Sort through the entries below and pull out lines containing the word "that".
--- Start of SUPPLIED MATERIAL ---
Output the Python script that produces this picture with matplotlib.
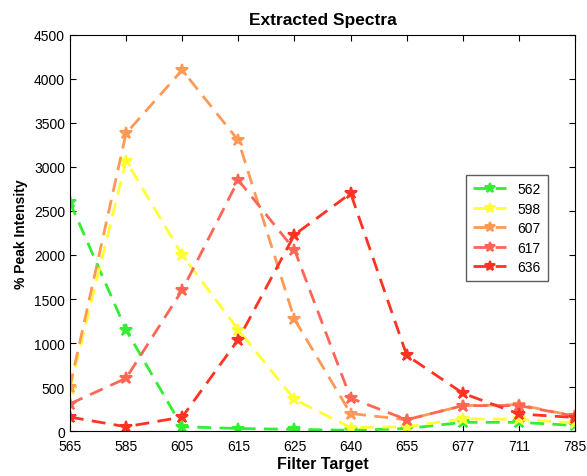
import numpy as np
import matplotlib
matplotlib.use("Agg")
import matplotlib.pyplot as plt

plt.rcParams['font.family'] = ['Liberation Sans', 'DejaVu Sans']

filters = ['565', '585', '605', '615', '625', '640', '655', '677', '711', '785']
names = ['562', '598', '607', '617', '636']
s562 = [2600, 1150, 50, 30, 20, 10, 30, 100, 100, 65]
s598 = [480, 3070, 2000, 1150, 360, 40, 50, 140, 135, 95]
s607 = [500, 3380, 4100, 3300, 1270, 200, 130, 290, 300, 170]
s617 = [310, 600, 1600, 2850, 2060, 375, 130, 290, 290, 170]
s636 = [160, 50, 160, 1040, 2230, 2700, 860, 430, 195, 155]
series = [s562, s598, s607, s617, s636]
colors = ['#33ee33', '#ffff33', '#ff9955', '#ff6655', '#ff3322']

fig = plt.figure(figsize=(5.87, 4.77), dpi=100)
ax = fig.add_axes([0.119, 0.094, 0.861, 0.831])
x = np.arange(len(filters))
for vals, c, n in zip(series, colors, names):
    ax.plot(x, vals, '--', color=c, lw=2, marker='*', ms=9, mew=1.5, label=n, dashes=(5, 3))

ax.set_xlim(0, len(filters) - 1)
ax.set_ylim(0, 4500)
ax.set_xticks(x)
ax.set_xticklabels(filters)
ax.set_yticks(np.arange(0, 4501, 500))
ax.tick_params(direction='in', top=True, right=True, labelsize=10, length=4)
ax.tick_params(axis='x', pad=6)
ax.set_xlabel('Filter Target', fontweight='bold', fontsize=11.5, labelpad=2)
ax.set_ylabel('% Peak Intensity', fontweight='bold', fontsize=10)
ax.set_title('Extracted Spectra', fontweight='bold', fontsize=12.5, pad=8)
leg = ax.legend(loc='upper left', bbox_to_anchor=(0.784, 0.646), fancybox=False,
                edgecolor='#333333', fontsize=10, handlelength=2.4, labelspacing=0.4,
                borderpad=0.5, markerscale=0.8, borderaxespad=0)
leg.get_frame().set_linewidth(1)
fig.savefig('out.png', dpi=100)
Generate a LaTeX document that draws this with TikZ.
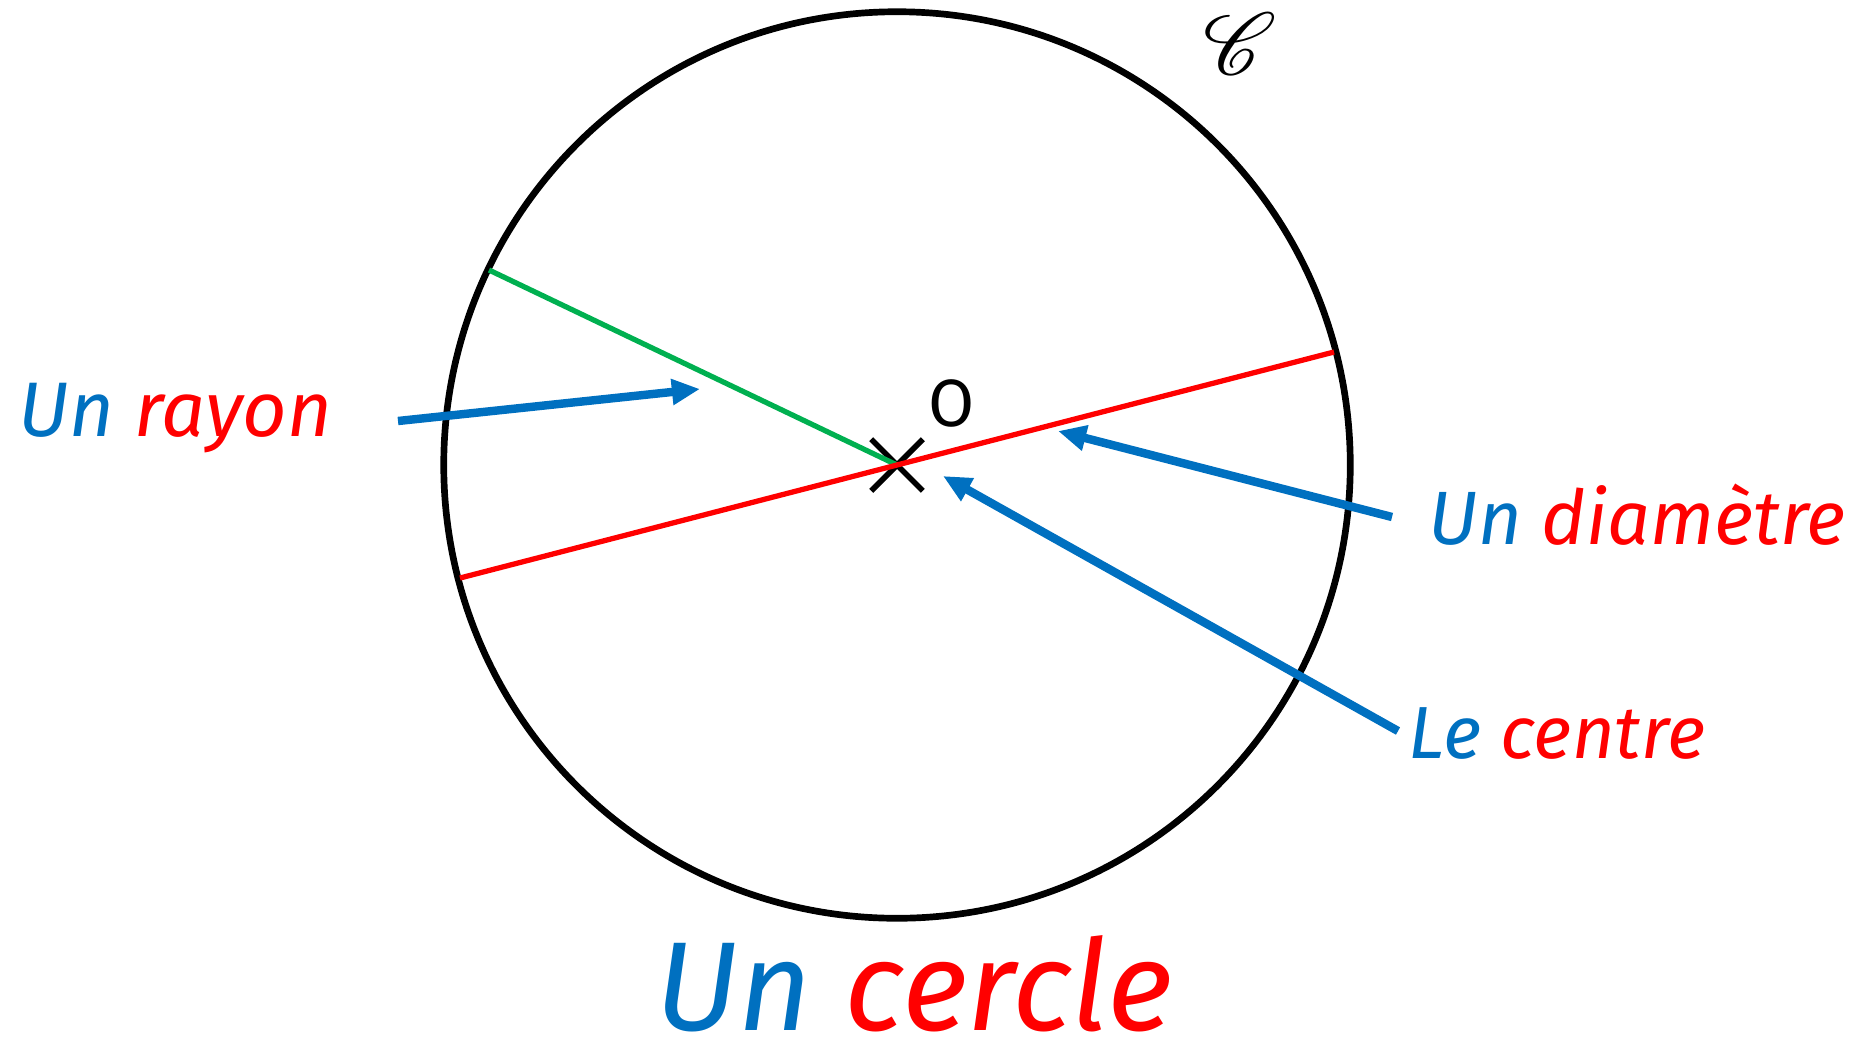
\documentclass[tikz,border=0pt]{standalone}
\usepackage{fontspec}
\setmainfont{Fira Sans}
\usepackage{mathrsfs}
\usepackage{tikz}
\usetikzlibrary{arrows.meta,positioning,shapes.misc}
\definecolor{cercleBlue}{RGB}{0,112,192}
\definecolor{cercleRed}{RGB}{255,0,0}
\definecolor{cercleGreen}{RGB}{0,176,80}
\tikzset{
    labelnode/.style={anchor=base west, inner sep=0pt, font=\fontsize{22}{26}\selectfont\itshape},
    pointer/.style={cercleBlue, line width=2.4pt, -{Triangle[length=8pt,width=7pt]}},
}

\begin{document}
\begin{tikzpicture}[x=0.01cm, y=-0.01cm]
    \useasboundingbox (0,0) rectangle (1858,1045);

    % circle and its centre
    \coordinate (O) at (897,465);
    \draw[black, line width=1.9pt] (O) circle[radius=4.53cm];
    \node[font=\fontsize{32}{34}\selectfont, inner sep=0pt] (C) at (1240,44) {$\mathscr{C}$};
    \node[draw, cross out, minimum size=0.46cm, inner sep=0pt, line width=1.6pt] (X) at (O) {};
    \node[font=\fontsize{19}{22}\selectfont, inner sep=0pt] (Olabel) at (952,403) {O};

    % radius and diameter
    \coordinate (R) at (489,270);
    \coordinate (D1) at (1334,352);
    \coordinate (D2) at (460,578);
    \draw[cercleGreen, line width=1.5pt] (O) -- (R);
    \draw[cercleRed, line width=1.5pt] (D2) -- (D1);

    % labels
    \node[labelnode] (rayon) at (18,436) {\textcolor{cercleBlue}{Un} \textcolor{cercleRed}{rayon}};
    \node[labelnode, font=\fontsize{21.5}{25}\selectfont\itshape] (diametre) at (1428,544) {\textcolor{cercleBlue}{Un} \textcolor{cercleRed}{diamètre}};
    \node[labelnode, font=\fontsize{21}{25}\selectfont\itshape] (centre) at (1408,758) {\textcolor{cercleBlue}{Le} \textcolor{cercleRed}{centre}};
    \node[labelnode, font=\fontsize{36}{40}\selectfont\itshape] (titre) at (655,1030) {\textcolor{cercleBlue}{Un} \textcolor{cercleRed}{cercle}};

    % pointers
    \coordinate (rayonTail) at (398,421);
    \coordinate (rayonTip) at (700,389);
    \coordinate (diametreTail) at (1392,517);
    \coordinate (diametreTip) at (1058,431);
    \coordinate (centreTail) at (1398,731);
    \coordinate (centreTip) at (943,476);
    \draw[pointer] (rayonTail) -- (rayonTip);
    \draw[pointer] (diametreTail) -- (diametreTip);
    \draw[pointer] (centreTail) -- (centreTip);
\end{tikzpicture}
\end{document}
--- End of SUPPLIED MATERIAL ---
**OUTPUT BELOW:**
Output the Python script that produces this picture with matplotlib.
Generate a LaTeX document that draws this with TikZ.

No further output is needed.